George H.W. Bush once said about the leafy vegetable,
"I do not like broccoli. And I haven’t liked it since I was a little kid and my mother made me eat it. And I’m President of the United States, and I’m not going to eat any more broccoli!”
If the Freedom Caucus were president, they would have the same reaction to Paul Ryan’s repeal and replace plan. “Yuck!” they would say.
But nobody elected Jim Jordan president. Or Mark Meadows either.
We only have one president. And Donald J. Trump went along with the plan for the Congress to eat its broccoli before getting to the big fat steak of the legislative agenda.
The stock market is currently priced on the assumption that the Congress will soon get to business tax reform, which is the heart of the Trump MAGA agenda.
The corporate tax rate is currently set around 35%. If you include state and local taxes, it climbs to close to 40%. Not all companies pay those tax rates, of course, but plenty do, more than you might think.
This rate is the highest in the world and it encourages companies to move their corporate headquarters overseas (usually to Ireland) or risk getting bought by foreign competitors. For companies that don’t move, they tend to lose market share to those who have moved (when you get to pay 20% less in taxes than your competitors, it makes a difference in pricing, innovation, pay, investment, and overall competitiveness.
Everybody in Congress promised to repeal and replace Obamacare. That was not the key part of the Trump agenda, but he went along because it was a good applause line and the new program became increasingly unpopular with the Republican base as their premiums became more costly.
But the president himself has been vague on how to replace it. At times, he sounded more like Bernie Sanders than he did Milton Friedman in calling for a program that took care of everybody at lower costs.

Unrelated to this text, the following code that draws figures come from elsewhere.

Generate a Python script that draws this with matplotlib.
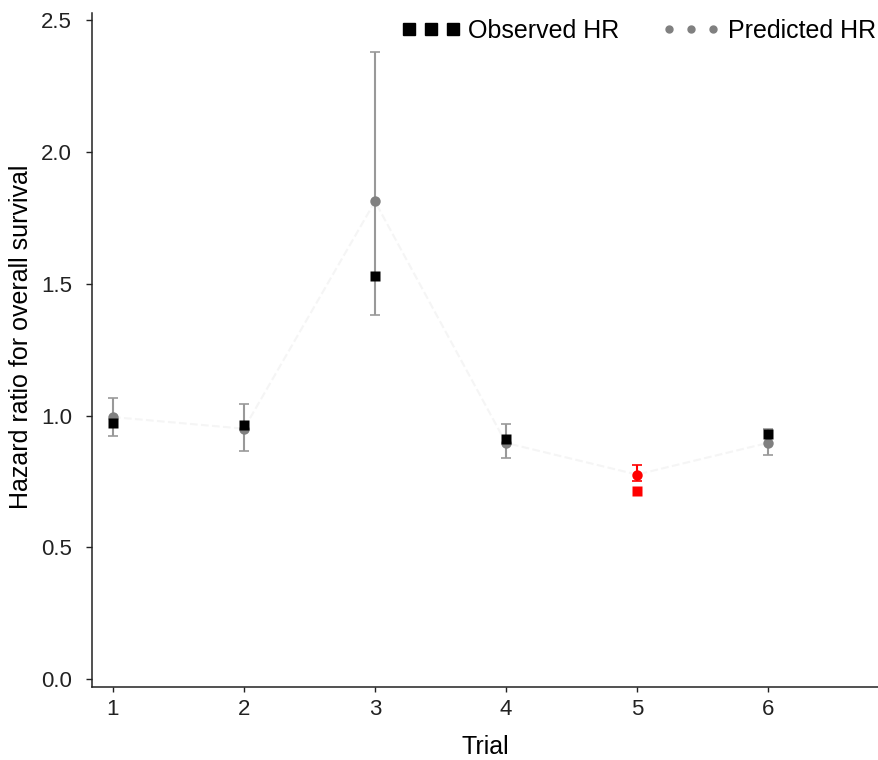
import numpy as np
import matplotlib.pyplot as plt
from matplotlib.lines import Line2D

plt.rcParams['font.family'] = ['Liberation Sans', 'DejaVu Sans']

trial = np.array([1, 2, 3, 4, 5, 6])
observed = np.array([0.970, 0.963, 1.530, 0.909, 0.713, 0.928])
predicted = np.array([0.994, 0.950, 1.812, 0.896, 0.776, 0.896])
ci_low = np.array([0.924, 0.865, 1.380, 0.838, 0.751, 0.851])
ci_high = np.array([1.067, 1.044, 2.378, 0.966, 0.814, 0.947])
colors = ['black', 'black', 'black', 'black', 'red', 'black']
pred_colors = ['#808080', '#808080', '#808080', '#808080', 'red', '#808080']

fig = plt.figure(figsize=(8.79, 7.60), dpi=100)
ax = fig.add_axes([92 / 879, 73 / 760, 786 / 879, 674 / 760])

# faint line through predicted values
ax.plot(trial, predicted, color='#f5f5f5', lw=1.5, ls='--', zorder=1)

for i in range(len(trial)):
    ecol = 'red' if colors[i] == 'red' else '#999999'
    ax.errorbar(trial[i], predicted[i],
                yerr=[[predicted[i] - ci_low[i]], [ci_high[i] - predicted[i]]],
                fmt='none', ecolor=ecol, elinewidth=1.5, capsize=3.5, capthick=1.2, zorder=2)
    ax.plot(trial[i], predicted[i], 'o', color=pred_colors[i], ms=7.5, mec='none', zorder=3)
    ax.plot(trial[i], observed[i], 's', color=colors[i], ms=7, mec='none', zorder=4)

ax.set_xlim(0.84, 6.84)
ax.set_ylim(-0.03, 2.527)
ax.set_xticks(trial)
ax.set_yticks([0.0, 0.5, 1.0, 1.5, 2.0, 2.5])
ax.set_yticklabels(['0.0', '0.5', '1.0', '1.5', '2.0', '2.5'])
ax.tick_params(labelsize=16, width=1.0, colors='#222222')
ax.tick_params(axis='y', length=4.5, pad=10)
ax.tick_params(axis='x', length=3.6, pad=5)
ax.spines['top'].set_visible(False)
ax.spines['right'].set_visible(False)
for s in ['left', 'bottom']:
    ax.spines[s].set_linewidth(1.1)
    ax.spines[s].set_color('#222222')
ax.set_xlabel('Trial', fontsize=18)
ax.set_ylabel('Hazard ratio for overall survival', fontsize=18)
ax.xaxis.set_label_coords(0.5, (687 - 735) / 674)
ax.yaxis.set_label_coords((33 - 92) / 786, 0.52)

handles = [Line2D([], [], ls='none', marker='s', color='black', ms=8.6),
           Line2D([], [], ls='none', marker='o', color='#808080', ms=5)]
fig.legend(handles, ['Observed HR', 'Predicted HR'], ncol=2, numpoints=3,
           frameon=False, fontsize=18, loc='center right',
           bbox_to_anchor=(876 / 879, 1 - 31 / 760), borderpad=0, borderaxespad=0,
           handlelength=2.36, handletextpad=0.3, columnspacing=1.7)

fig.savefig('out.png')
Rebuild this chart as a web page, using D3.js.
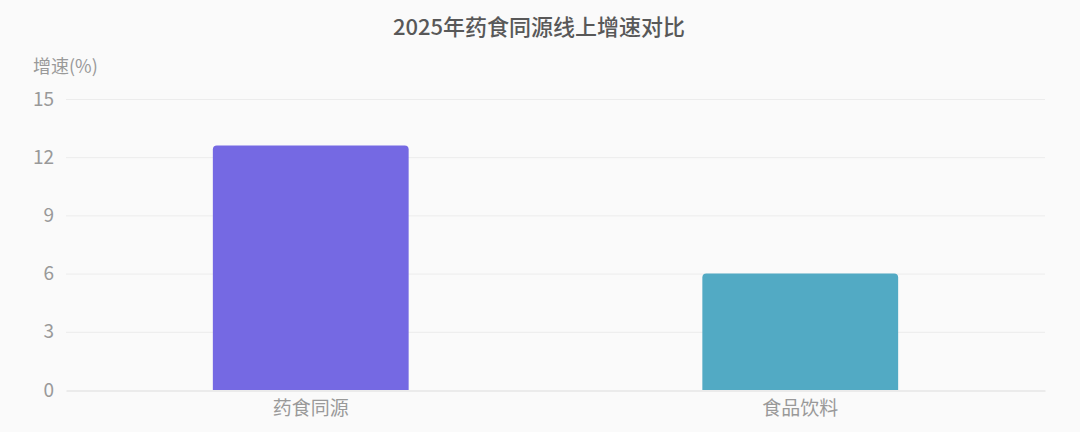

The intricacies of the budget process and procedure propelled Republicans into the most unlikely of legislative scenarios. Pass two budgets, with two separate sets of reconciliation instructions which will allow Congress to pass a repeal plan with 50 votes and a tax cuts plan to boot.
That all required the House to eat its broccoli first, by taking up a health care plan that nobody, and I mean nobody, really likes.
Donald Trump famously loves to eat fast food. He is a McDonald’s aficionado, a KFC fan, somebody who loves a well-stocked taco salad. He is also notably impatient and unfamiliar with the arcane rules of the Senate.
In other words, he is not somebody who has much patience for broccoli, especially if it slows down his ability to get to the meat of his agenda.
There is a theory that, if Congress can’t pass Obamacare repeal and replace, it spells doom for the rest of the Trump agenda. I have been a proponent of that theory.
But I can see other side of the argument. Let’s say that Congress refuses to pass an Obamacare repeal and replace, refuses to eat its broccoli first.
I think the president should then shift quickly to the meat course, but add in some dessert, too, to entice Democrats.
Pass an American jobs and economic growth act that combines a trillion dollars in infrastructure investment with a trillion dollars in corporate tax cuts.
Keep American companies in America while making America’s roads and bridges truly great.
If the president fails on health care, it means he has to go bigger on the next thing. And the next thing has to taste great to Republicans and to Democrats.